Around 1,000 learner drivers across the UK will be asked to take part in a trial of new practical exam measures designed to “better reflect real-life driving”.

The test has existed in its current form for around two decades, although “independent driving” – where motorists are asked to find their way to a destination – has formed part of the practical exam in recent years.

A Driver and Vehicle Standards Agency (DVSA) spokesman said: “We are carrying out initial research to explore how the driving test could better reflect real-life driving. Any future changes to the test would be subject to full public consultation.”

The trial will explore extending the independent driving section from 10 to 20 minutes of the total 40-minute length, and asking candidates to follow directions on a satnav, as an alternative to using road signs.

It will also consider replacing the “reverse around a corner” and “turn in the road” manoeuvres with more realistic everyday manoeuvres, such as reversing out of a parking bay, or pulling up on the left or right before re-joining the flow of traffic, the DVSA said.

Learners may also be asked one of the two vehicle safety questions while on the move instead of at the start of the test.

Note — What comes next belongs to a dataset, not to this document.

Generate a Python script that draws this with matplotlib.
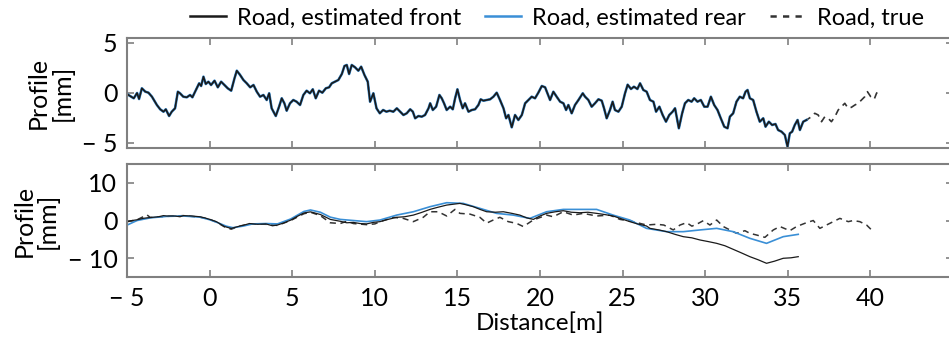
import matplotlib
matplotlib.use("Agg")
import matplotlib.pyplot as plt

plt.rcParams['font.family'] = ['Lato', 'DejaVu Sans']

# top panel: estimated profile (front and rear practically overlap)
top_est = [(-5.0, -0.1), (-4.92, -0.2), (-4.6, -0.53), (-4.4, 0.0), (-4.28, -0.6), (-4.11, 0.47),
           (-3.9, 0.13), (-3.71, 0.03), (-3.5, -0.37), (-3.2, -1.2), (-3.0, -1.63), (-2.8, -1.87),
           (-2.66, -1.63), (-2.46, -2.3), (-2.3, -1.87), (-2.1, -1.53), (-1.93, 0.13), (-1.8, -0.03),
           (-1.6, -0.37), (-1.39, -0.43), (-1.19, -0.2), (-1.05, -0.43), (-0.84, 0.3), (-0.64, 0.97),
           (-0.52, 0.7), (-0.38, 1.63), (-0.24, 0.9), (-0.08, 1.13), (0.08, 0.8), (0.29, 1.23),
           (0.49, 0.57), (0.69, 1.13), (0.89, 0.8), (1.09, 0.47), (1.3, 0.23), (1.5, 1.47),
           (1.64, 2.23), (1.84, 1.8), (2.04, 1.3), (2.24, 0.97), (2.45, 0.57), (2.65, 0.8),
           (2.85, 0.13), (3.05, -0.37), (3.25, -0.2), (3.45, -0.7), (3.6, -0.03), (3.75, -1.53),
           (4.0, -2.3), (4.2, -1.37), (4.36, -0.53), (4.52, -1.03), (4.66, -1.77), (4.86, -1.03),
           (5.06, -0.7), (5.26, -0.87), (5.47, -1.2), (5.67, -0.2), (5.87, 0.23), (6.07, -0.03),
           (6.24, 0.37), (6.42, -0.53), (6.62, 0.23), (6.82, 0.03), (7.03, 0.47), (7.23, 0.57),
           (7.39, 0.97), (7.59, 1.13), (7.79, 1.3), (8.0, 1.9), (8.16, 2.7), (8.3, 2.8),
           (8.44, 1.9), (8.6, 2.8), (8.8, 2.57), (9.0, 2.23), (9.17, 2.63), (9.37, 1.8),
           (9.57, 1.13), (9.71, -0.87), (9.91, -0.03), (10.1, -1.53), (10.3, -2.03), (10.5, -1.7),
           (10.7, -1.87), (10.9, -1.77), (11.12, -1.87), (11.33, -1.53), (11.73, -2.2), (11.93, -2.03),
           (12.14, -1.63), (12.3, -1.87), (12.44, -2.53), (12.64, -2.3), (12.84, -2.37), (13.04, -2.2),
           (13.25, -1.53), (13.35, -1.03), (13.51, -1.7), (13.71, -1.37), (13.91, -0.2), (14.05, -0.53),
           (14.19, -1.03), (14.35, -1.7), (14.56, -1.37), (14.72, -1.63), (14.86, -0.53), (15.0, 0.37),
           (15.16, -0.7), (15.32, -1.53), (15.46, -1.03), (15.67, -1.87), (15.87, -1.7), (16.07, -1.63),
           (16.27, -1.2), (16.41, -0.63), (16.57, -0.77), (16.78, -0.7), (16.98, -0.63), (17.18, -0.37),
           (17.38, 0.03), (17.58, -0.7), (17.79, -1.53), (17.95, -2.53), (18.09, -2.2), (18.29, -3.43),
           (18.49, -2.2), (18.69, -2.7), (18.9, -2.2), (19.1, -1.03), (19.3, -0.7), (19.5, -0.37),
           (19.7, -0.53), (19.9, 0.03), (20.11, 0.7), (20.31, 0.57), (20.45, -0.03), (20.61, -0.7),
           (20.81, 0.13), (21.01, -0.37), (21.22, -0.87), (21.42, -1.03), (21.58, -1.7), (21.72, -1.2),
           (21.92, -2.03), (22.12, -1.2), (22.33, -0.7), (22.59, -0.03), (22.73, -0.37), (22.93, -0.7),
           (23.13, -1.37), (23.33, -1.03), (23.54, -0.63), (23.74, -0.77), (23.88, -1.53), (24.04, -2.53),
           (24.24, -1.7), (24.4, -0.87), (24.54, -1.7), (24.75, -1.87), (24.95, -1.37), (25.15, -0.03),
           (25.31, 0.83), (25.51, 0.4), (25.69, 0.63), (25.9, 0.4), (26.06, 0.97), (26.26, 0.3),
           (26.46, 0.13), (26.66, -0.7), (26.87, -0.87), (27.03, -1.87), (27.23, -1.37), (27.43, -2.2),
           (27.63, -2.87), (27.83, -2.2), (28.03, -1.87), (28.18, -1.53), (28.41, -3.53), (28.61, -2.03),
           (28.78, -1.03), (28.98, -0.7), (29.18, -0.87), (29.34, -0.53), (29.54, -0.87), (29.74, -0.7),
           (29.95, -1.37), (30.15, -1.37), (30.35, -0.37), (30.55, -1.2), (30.75, -1.7), (30.95, -2.53),
           (31.16, -3.37), (31.36, -3.53), (31.5, -2.37), (31.7, -2.03), (31.9, -0.87), (32.1, -0.37),
           (32.3, -0.53), (32.45, 0.13), (32.57, 0.3), (32.71, -0.53), (32.91, -0.7), (33.11, -1.87),
           (33.31, -2.87), (33.52, -2.53), (33.66, -3.37), (33.86, -2.87), (34.06, -3.2), (34.26, -3.1),
           (34.42, -3.7), (34.63, -3.87), (34.83, -4.2), (34.99, -5.37), (35.13, -4.03), (35.27, -3.87),
           (35.43, -3.2), (35.6, -2.7), (35.74, -3.7), (35.94, -2.87), (36.14, -2.7)]

# top panel: true road beyond the estimate
top_true_tail = [(36.44, -2.37), (36.64, -2.03), (36.85, -2.2), (37.05, -2.87), (37.25, -2.37),
                 (37.45, -2.53), (37.65, -2.87), (37.86, -2.37), (38.06, -1.7), (38.26, -1.37),
                 (38.46, -1.03), (38.66, -1.53), (38.86, -1.43), (39.07, -1.2), (39.27, -1.03),
                 (39.47, -0.7), (39.67, -0.37), (39.83, 0.13), (40.03, -0.37), (40.24, -0.63),
                 (40.38, -0.03), (40.52, 0.23)]

# bottom panel
bot_front = [(-5.0, -0.3), (-4.7, 0.0), (-4.4, 0.2), (-4.0, 0.6), (-3.6, 0.8), (-3.1, 1.0), (-2.8, 1.3),
             (-2.6, 1.2), (-2.1, 1.2), (-1.8, 1.0), (-1.6, 1.3), (-1.1, 1.2), (-0.6, 1.0), (-0.3, 0.7),
             (0.0, 0.3), (0.4, -0.3), (0.9, -1.6), (1.3, -2.1), (1.8, -1.5), (2.1, -1.2), (2.4, -0.8),
             (2.9, -1.0), (3.4, -0.9), (3.8, -1.4), (4.1, -1.2), (4.5, -0.6), (4.9, 0.1), (5.3, 1.1),
             (5.7, 2.0), (6.1, 2.3), (6.7, 1.6), (7.3, 0.3), (7.9, -0.2), (8.3, -0.6), (8.7, -0.5),
             (9.1, -0.8), (9.5, -0.9), (9.9, -0.5), (10.31, -0.3), (10.8, 0.3), (11.32, 0.85),
             (11.8, 1.0), (12.33, 1.44), (12.8, 2.1), (13.34, 2.95), (13.8, 3.5), (14.35, 4.1),
             (15.15, 4.55), (15.5, 4.2), (15.96, 3.67), (16.4, 2.9), (16.77, 2.33), (17.3, 2.2),
             (17.78, 2.33), (18.3, 1.9), (18.78, 1.44), (19.2, 0.7), (19.6, 0.3), (20.0, 1.2),
             (20.4, 1.9), (20.9, 2.3), (21.41, 2.6), (21.9, 2.2), (22.42, 2.07), (22.9, 2.2),
             (23.43, 1.9), (23.9, 1.6), (24.43, 1.2), (24.9, 0.5), (25.44, -0.3), (25.9, -0.9),
             (26.45, -1.45), (26.66, -2.08), (27.2, -2.5), (27.67, -2.96), (28.2, -3.7), (28.68, -4.29),
             (29.2, -4.6), (29.69, -5.17), (30.2, -5.6), (30.7, -6.06), (31.2, -6.7), (31.7, -7.65),
             (32.2, -8.6), (32.71, -9.6), (33.2, -10.4), (33.72, -11.36), (34.2, -10.8), (34.73, -10.03),
             (35.2, -9.9), (35.64, -9.6)]

bot_rear = [(-5.0, -1.2), (-4.4, 0.0), (-3.6, 0.7), (-2.6, 1.1), (-1.6, 1.2), (-0.6, 0.9), (0.0, 0.2),
            (0.5, -0.6), (1.0, -1.5), (1.4, -1.9), (2.0, -1.5), (2.6, -0.9), (3.4, -0.8), (4.1, -0.9),
            (4.9, 0.4), (5.7, 2.4), (6.1, 2.8), (6.7, 2.2), (7.3, 0.9), (7.9, 0.3), (8.7, 0.0),
            (9.5, -0.3), (10.31, 0.13), (11.32, 1.44), (12.33, 2.33), (13.34, 3.67), (14.35, 4.73),
            (15.35, 4.55), (16.36, 3.23), (17.37, 1.9), (18.38, 1.44), (19.39, 0.57), (20.4, 2.33),
            (21.41, 2.95), (22.42, 2.95), (23.43, 2.95), (24.43, 1.44), (25.44, 0.13), (26.45, -2.08),
            (27.67, -2.96), (28.68, -2.96), (29.69, -2.5), (30.7, -2.08), (31.7, -2.96), (32.71, -4.73),
            (33.72, -6.06), (34.73, -4.29), (35.64, -3.67)]

bot_true = [(-5.0, -0.3), (-4.4, 0.2), (-3.8, 1.5), (-3.6, 0.8), (-2.6, 1.1), (-1.6, 1.3), (-0.6, 0.9),
            (0.0, 0.3), (0.4, -0.4), (0.9, -1.7), (1.3, -2.3), (1.8, -1.5), (2.4, -0.9), (3.4, -1.0),
            (4.1, -1.3), (4.9, 0.0), (5.7, 1.8), (6.1, 2.2), (6.7, 1.3), (7.3, -0.6), (7.9, -0.8),
            (8.3, -0.2), (8.7, -0.8), (9.5, -1.1), (10.0, -0.9), (10.31, -0.3), (11.12, 0.85),
            (11.72, 0.57), (12.33, -0.3), (12.93, 0.85), (13.34, 2.33), (13.84, 2.33), (14.35, 1.2),
            (14.85, 2.95), (15.15, 1.9), (15.76, 1.7), (16.36, 0.85), (16.77, -0.7), (17.17, 0.13),
            (17.57, 0.85), (18.08, -0.3), (18.58, -0.75), (18.99, -1.6), (19.59, 0.13), (20.4, 1.44),
            (20.8, 1.0), (21.41, 2.33), (22.01, 1.44), (22.62, 1.9), (23.43, 1.2), (24.23, 1.44),
            (24.84, 0.3), (25.64, -0.3), (26.45, -1.2), (27.06, -1.0), (27.5, -1.2), (28.07, -2.5),
            (28.48, -1.2), (28.88, -0.57), (29.2, -1.5), (29.59, -0.75), (29.89, -0.04), (30.29, -1.2),
            (30.7, 0.13), (31.1, -1.6), (31.5, -2.5), (31.9, -3.4), (32.41, -2.7), (32.71, -3.4),
            (33.12, -3.85), (33.62, -4.47), (34.13, -2.5), (34.53, -1.6), (35.13, -2.7), (35.54, -1.6),
            (36.14, -0.57), (36.55, 0.0), (36.95, -2.08), (37.35, -1.2), (37.76, -0.3), (38.16, 0.57),
            (38.67, -0.3), (38.97, 0.0), (39.37, -0.3), (39.78, -1.2), (40.08, -2.5)]

x_ticks = [-5, 0, 5, 10, 15, 20, 25, 30, 35, 40]
x_labels = ['\u2212 5', '0', '5', '10', '15', '20', '25', '30', '35', '40']

black = '#1a1a1a'
blue = '#3a8fd6'
gray = '#333333'
spine = '#808080'


def xy(pts):
    return [p[0] for p in pts], [p[1] for p in pts]


fig = plt.figure(figsize=(9.49, 3.47), dpi=100)
ax1 = fig.add_axes([0.134, 0.5735, 0.870, 0.317])
ax2 = fig.add_axes([0.134, 0.2017, 0.870, 0.3256])

tx, ty = xy(top_est)
ttx, tty = xy(top_true_tail)
ax1.plot(tx + ttx, ty + tty, color=gray, lw=1.2, dashes=(4, 3))
ax1.plot(tx, ty, color=blue, lw=1.9)
ax1.plot(tx, ty, color=black, lw=1.2)

bx, by = xy(bot_true)
ax2.plot(bx, by, color=gray, lw=1.1, dashes=(4, 3))
rx, ry = xy(bot_rear)
ax2.plot(rx, ry, color=blue, lw=1.2)
fx, fy = xy(bot_front)
ax2.plot(fx, fy, color=black, lw=0.9)

for ax in (ax1, ax2):
    ax.set_xlim(-5, 45)
    ax.set_xticks(x_ticks)
    ax.tick_params(direction='in', top=True, right=True, length=5, width=1.2,
                   color=spine, labelsize=18, pad=7)
    for s in ax.spines.values():
        s.set_color(spine)
        s.set_linewidth(1.5)
    ax.set_ylabel('Profile\n[mm]', fontsize=18, labelpad=6, linespacing=1.05)

ax1.set_ylim(-5.5, 5.5)
ax1.set_yticks([-5, 0, 5])
ax1.set_yticklabels(['\u2212 5', '0', '5'])
ax1.tick_params(labelbottom=False)

ax2.set_ylim(-15, 15)
ax2.set_yticks([-10, 0, 10])
ax2.set_yticklabels(['\u2212 10', '0', '10'])
ax2.set_xticklabels(x_labels)
ax2.set_xlabel('Distance[m]', fontsize=17.5, labelpad=2)

handles = [plt.Line2D([], [], color=black, lw=1.8),
           plt.Line2D([], [], color=blue, lw=1.8),
           plt.Line2D([], [], color=gray, lw=1.8, dashes=(2.5, 2.5))]
fig.legend(handles, ['Road, estimated front', 'Road, estimated rear', 'Road, true'],
           loc='upper center', bbox_to_anchor=(0.587, 1.04), ncol=3, frameon=False,
           fontsize=17, handlelength=1.5, columnspacing=1.0, handletextpad=0.5)

fig.savefig('out.png', dpi=100)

This could involve asking candidates to show how they would operate the heated rear screen while driving.

The Driving Instructors Association (DIA), the largest industry body representing driver and rider trainers, has welcomed government plans to review the driving test.

DIA chief executive Carly Brookfield said: “DIA has been heavily involved in the scoping of this project and is enthusiastic about the opportunity it presents to evolve the L-test to a level where it more realistically assesses a candidate’s ability to competently and safely manage road based risk and driving in real life, on real roads.

“The DIA and its members will play a key role in the project as it is critical ‘customers’ of the test, such as driving instructors and candidates, have their input in making the test more fit for purpose and more reflective of modern driving.”

In-depth research will be carried out in order to understand where key improvements in the current assessment could be made.

RAC Foundation director Professor Stephen Glaister said: “We all rely on our sat navs but they are not infallible and it is when they have led us down a dead end that we need to know how to do a three-point turn.

“It’s fine to add some aspects to the test but we should be cautious about removing the basics.”

Published: Friday 28th November 2014 by The News Editor

Comments (3)
  • Kevin Marshall

    And all this won’t put the cost of an exam down ! My thoughts that it will put it up,the Gov.’s don’t do anything cheaper for nothing.

  • Ernie Allison

    Professor Glaister is absolutely right, the three point turn must stay. Most ‘drivers’ I see in car parks are unable to reverse into a parking space, thereby leaving themselves the dangerous job of reversing out into the traffic flow. STUPID.

  • Gerri Scargill

    We don’t all rely on our sat navs, because despite what the DVSA might think, there are still a lot of us around who actually don’t have them, often because we don’t actually want one. There are enough rubbish drivers on the roads already who can’t reverse their cars into parking bays, etc, without the use of a little gadget to beep at them when they are about to hit something, as it is, this will just result in even more of them. There is too much reliance on gadgets, newly qualified drivers should have to be able to drive properly without them, if they choose to use them afterwards, that’s their choice, but what happens when they end up having to drive without them for any reason. Dumbing down, as usual.